Question: List examples that show the damaging effects of obsessive love?
- The most obvious is Heathcliff's monomaniacal revenge he exacts on anyone that prevented him from being with Catherine. His actions, however, bring him no relief from suffering. He talks of mingling with Catherine's ghost and being haunted by it frequently.
- Hindley's inability to function after the death of his wife allows Heathcliff to take over the estate.
- Isabella's blind love of Heathcliff causes her to overlook minor defects--a propensity to kill small animals, for example. Isabella also ignores warnings from her brother and Nelly.
Question: In what ways do events of the past force themselves on the living?
- The effect of the past is symbolized by the frequent appearance of Catherine's ghost. It is Heathcliff's obsession for Catherine that fuels his revenge on those who prevented the two from being together. Hareton's recognition that his ancestor bearing the same name used to own Wuthering Heights leads him to believe he's more than a common servant.
- Hareton and Catherine's resemblance to the older Catherine reminds Heathcliff of what he had lost, and contributes to the manner in which he dies.
Understanding the Characters
This portion of the Wuthering Heights analysis focuses on characters.

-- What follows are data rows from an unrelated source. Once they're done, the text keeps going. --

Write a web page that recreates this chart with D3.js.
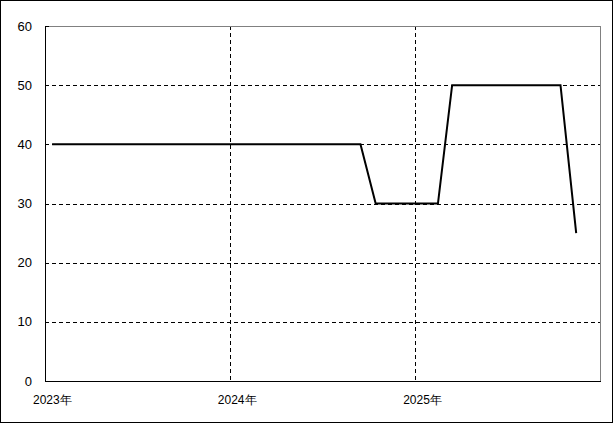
<!DOCTYPE html>
<html><head><meta charset="utf-8">
<script src="https://cdn.jsdelivr.net/npm/d3@7"></script>
<style>html,body{margin:0;padding:0;background:#fff;}svg{display:block;}</style>
</head><body>
<script>
// Data: monthly values (mid-month), Jan 2023 .. Nov 2025
const months = [
 "2023-01","2023-02","2023-03","2023-04","2023-05","2023-06","2023-07","2023-08","2023-09","2023-10","2023-11","2023-12",
 "2024-01","2024-02","2024-03","2024-04","2024-05","2024-06","2024-07","2024-08","2024-09","2024-10","2024-11","2024-12",
 "2025-01","2025-02","2025-03","2025-04","2025-05","2025-06","2025-07","2025-08","2025-09","2025-10","2025-11"
];
const values = [
 40,40,40,40,40,40,40,40,40,40,40,40,
 40,40,40,40,40,40,40,40,40,30,30,30,
 30,30,50,50,50,50,50,50,50,50,25
];
const yTicks = [0,10,20,30,40,50,60];
const xTickYears = [2023,2024,2025];
const xTickLabels = ["2023年","2024年","2025年"];

const W = 615, H = 424;
const m = {left:45, top:26, right:600, bottom:381};
const parse = d3.timeParse("%Y-%m-%d");
const data = months.map((mm,i)=>({date: parse(mm+"-15"), v: values[i]}));

const svg = d3.select("body").append("svg").attr("width",W).attr("height",H);
svg.append("rect").attr("x",0.5).attr("y",0.5).attr("width",612).attr("height",422)
  .attr("fill","#fff").attr("stroke","#000").attr("stroke-width",1);

const x = d3.scaleTime().domain([new Date(2023,0,1), new Date(2026,0,1)]).range([m.left, m.right]);
const y = d3.scaleLinear().domain([0,60]).range([m.bottom, m.top]);

const font = "'Liberation Sans', Arial, sans-serif";

// horizontal grid
svg.append("g").selectAll("line").data(yTicks.filter(t=>t>0 && t<60)).join("line")
  .attr("x1",m.left).attr("x2",m.right)
  .attr("y1",d=>Math.round(y(d))+0.5).attr("y2",d=>Math.round(y(d))+0.5)
  .attr("stroke","#000").attr("stroke-width",1).attr("stroke-dasharray","4,3");
// vertical grid
svg.append("g").selectAll("line").data(xTickYears.slice(1)).join("line")
  .attr("x1",d=>Math.round(x(new Date(d,0,1)))+0.5).attr("x2",d=>Math.round(x(new Date(d,0,1)))+0.5)
  .attr("y1",m.top).attr("y2",m.bottom)
  .attr("stroke","#000").attr("stroke-width",1).attr("stroke-dasharray","4,3");

// frame: top & right grey, left & bottom black
svg.append("line").attr("x1",m.left).attr("x2",m.right+0.5).attr("y1",m.top+0.5).attr("y2",m.top+0.5).attr("stroke","#808080");
svg.append("line").attr("x1",m.right+0.5).attr("x2",m.right+0.5).attr("y1",m.top).attr("y2",m.bottom).attr("stroke","#808080");
svg.append("line").attr("x1",m.left+0.5).attr("x2",m.left+0.5).attr("y1",m.top).attr("y2",m.bottom+1).attr("stroke","#000");
svg.append("line").attr("x1",m.left).attr("x2",m.right+1).attr("y1",m.bottom+0.5).attr("y2",m.bottom+0.5).attr("stroke","#000");
svg.append("line").attr("x1",m.left).attr("x2",m.left+4).attr("y1",m.top+0.5).attr("y2",m.top+0.5).attr("stroke","#000");

// y labels
svg.append("g").selectAll("text").data(yTicks).join("text")
  .attr("x",32).attr("y",d=>y(d)).attr("dy","0.35em").attr("text-anchor","end")
  .attr("font-family",font).attr("font-size",13).attr("fill","#000").text(d=>d);

// x labels
svg.append("g").selectAll("text").data(xTickYears).join("text")
  .attr("x",d=>x(new Date(d,0,1))-12).attr("y",400).attr("dy","0.35em").attr("text-anchor","start")
  .attr("font-family",font).attr("font-size",12).attr("fill","#000").text((d,i)=>xTickLabels[i]);

// line
svg.append("path").datum(data)
  .attr("d", d3.line().x(d=>x(d.date)).y(d=>y(d.v)))
  .attr("fill","none").attr("stroke","#000").attr("stroke-width",2);
</script>
</body></html>
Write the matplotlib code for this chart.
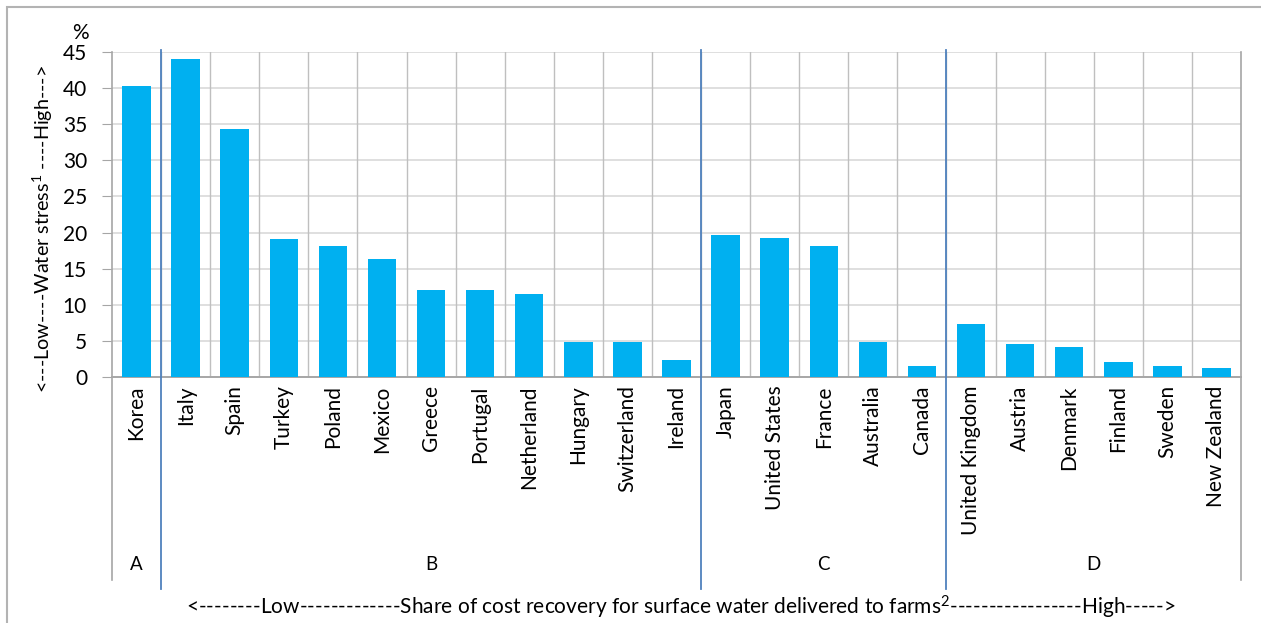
import matplotlib
matplotlib.use("Agg")
import matplotlib.pyplot as plt
from matplotlib.patches import Rectangle
from matplotlib.transforms import blended_transform_factory

plt.rcParams['font.family'] = ['Lato', 'DejaVu Sans']
plt.rcParams['mathtext.fontset'] = 'custom'
plt.rcParams['mathtext.rm'] = 'Lato'
plt.rcParams['mathtext.default'] = 'regular'

countries = ["Korea", "Italy", "Spain", "Turkey", "Poland", "Mexico", "Greece",
             "Portugal", "Netherland", "Hungary", "Switzerland", "Ireland",
             "Japan", "United States", "France", "Australia", "Canada",
             "United Kingdom", "Austria", "Denmark", "Finland", "Sweden", "New Zealand"]
water_stress = [40.3, 44.0, 34.3, 19.1, 18.2, 16.3, 12.1,
                12.0, 11.5, 4.9, 4.8, 2.3,
                19.7, 19.2, 18.1, 4.8, 1.5,
                7.4, 4.6, 4.2, 2.1, 1.5, 1.2]
groups = ["A", "B", "C", "D"]
group_sizes = [1, 11, 5, 6]
yticks = [0, 5, 10, 15, 20, 25, 30, 35, 40, 45]

W, H = 1261, 623
fig = plt.figure(figsize=(W / 100, H / 100), dpi=100)

# outer frame of the chart area
fig.patches.append(Rectangle((7 / W, -0.1), 1.1, 1 - 7 / H + 0.1, transform=fig.transFigure,
                             fill=False, edgecolor="#b3b3b3", linewidth=1.5))

left, right, top, bottom = 112, 1241, 52, 377
ax = fig.add_axes([left / W, 1 - bottom / H, (right - left) / W, (bottom - top) / H])

n = len(countries)
x = list(range(n))
ax.bar(x, water_stress, width=0.58, color="#00B0F0", zorder=3)

ax.set_xlim(-0.5, n - 0.5)
ax.set_ylim(0, 45)
ax.set_yticks(yticks)
ax.set_yticklabels([str(t) for t in yticks], fontsize=15)
ax.set_xticks(x)
ax.set_xticklabels(countries, rotation=90, fontsize=15, va="top")
ax.tick_params(axis="x", length=0, pad=6)
ax.tick_params(axis="y", length=7, color="#a6a6a6", pad=11)

# grid: horizontal at each y tick, vertical at category boundaries
for t in yticks[1:]:
    ax.axhline(t, color="#d9d9d9", linewidth=1.2, zorder=1)
for b in range(1, n):
    ax.axvline(b - 0.5, color="#bfbfbf", linewidth=1.0, zorder=1)

for s in ["top", "right"]:
    ax.spines[s].set_visible(False)
ax.spines["left"].set_color("#a6a6a6")
ax.spines["bottom"].set_color("#a6a6a6")
ax.spines["left"].set_linewidth(1.2)
ax.spines["bottom"].set_linewidth(1.4)

trans = blended_transform_factory(ax.transData, ax.transAxes)
lower = (bottom - 580) / (bottom - top)
lower_blue = (bottom - 589) / (bottom - top)
# outer left and right edges of the category table
ax.plot([-0.5, -0.5], [0, lower], transform=trans, color="#a6a6a6", lw=1.2, clip_on=False)
ax.plot([n - 0.5, n - 0.5], [1, lower], transform=trans, color="#a6a6a6", lw=1.2, clip_on=False)

# group separators and group letters
start = 0
letter_y = (bottom - 564) / (bottom - top)
for g, size in zip(groups, group_sizes):
    center = start + (size - 1) / 2
    ax.text(center, letter_y, g, transform=trans, ha="center", va="center", fontsize=13.5)
    end = start + size
    if end < n:
        ax.plot([end - 0.5, end - 0.5], [1.005, lower_blue], transform=trans,
                color="#4f81bd", lw=1.3, clip_on=False, zorder=4)
    start = end

fig.text(681 / W, 1 - 607 / H,
         "<--------Low-------------Share of cost recovery for surface water delivered to farms$^{2}$-----------------High----->",
         ha="center", va="center", fontsize=15)
fig.text(43 / W, 1 - 229 / H, "<---Low----Water stress$^{1}$ ----High--->",
         rotation=90, ha="center", va="center", fontsize=14.2)
fig.text(80 / W, 1 - 33 / H, "%", ha="center", va="center", fontsize=15)

fig.savefig("out.png", dpi=100)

Question: List the five most despicable character other than Heathcliff (answers will vary).
- Linton Heathcliff - Linton inherits the worst traits of both his parents. He is whiny, weak, and stupid like is mother. He is imperious and demanding like his father. I only widh I could have taken Heathcliff's place in torturing him.
- Joseph - In addition to having an indecipherable accent, Joseph's hypocrisy makes him extremely unlikeable.
- Isabella Linton - If you hate stupid people, you don't want to be friends with this dummy The man to whom she pledges her life hangs her puppy on the day they are to elope. She still marries him.
- Hindley Earnshaw - Hindley lacks character. He becomes jealous of his father's favoring of Heathcliff. After Mr. Earnshaw's death, Hindley banishes Heathcliff to the servants' quarters and forbids his mingling with Catherine. After the death of his wife, Hindley becomes a drunk, derelict, and a gambler.
- Catherine Earnshaw - She marries Edgar Linton, notwithstanding her love for Heathcliff. She allows Heathcliff to disrupt her marriage and makes her self sick enough to die.
Question: Through which two characters are both families redeemed?
- Catherine Linton and Hareton Earnshaw's impending marriage unite the best qualities of both families. Despite Heathcliff's efforts to degrade Hareton, his nobility eventually shines forth. Catherine overcomes her immaturity and capriciousness to find goodness in others and teach Hareton who he truly is.